US cablenet Lifetime has made one of its largest ever commitments by ordering six further seasons of Red Arrow Studios’ format Married At First Sight (MAFS), as well as two spin-offs from the show.
The six-season run of Married At First Sight will again be produced by Love Is Blind prodco Kinetic Content and will take the show into its 17th season, following an order for the 10th and 11th seasons made last year.
A+E Networks-owned Lifetime has also ordered an eight-episode series of Married At First Sight: Unmatchables, again to be produced by Kinetic, while a blind commitment has also been made to a new, as-yet-unnamed series.
The deal will see Kinetic produce more than 400 hours of content for Lifetime, which is dedicating two nights a week on its schedule to relationship series, with Married At First Sight and Marrying Millions due to air on Wednesdays, and Married At First Sight: Couples Cam and Married At First Sight: Australia slated for Thursdays.

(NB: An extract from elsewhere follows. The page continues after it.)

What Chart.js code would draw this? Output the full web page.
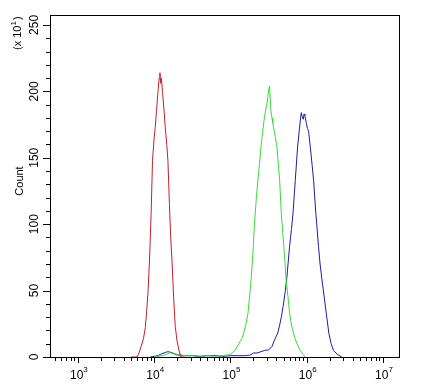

Married At First Sight: Unmatchables will debut in 2021 and joins fellow Lifetime relationship shows including previously announced Battlefield Of Love and the Sarah Jessica Parker/Pretty Little Matches produced Swipe Swap.
“Married at First Sight: Unmatchables is an exciting new member of our Married At First Sight family,” said Gena McCarthy, EVP of development and programming for Lifetime’s unscripted output. “Each season we see so many amazing, complex and charming people that apply for the main show, but we simply can’t match everyone. Unmatchables allows these people a shot at love following our expert- led interventions and transformations.”
The deal for Kinetic is the latest boon for the LA-based outfit, which has enjoyed success with Netflix relationship show Love Is Blind. Parent Red Arrow, however, continues to face turbulence with a slew of senior exec departures prompting questions over the company’s future.
Last week, Red Arrow owner ProSiebenSat.1 revealed the producer’s revenues had dropped by 31% to €102m in Q2, while the German broadcaster posted a 25% drop in revenues over the same period.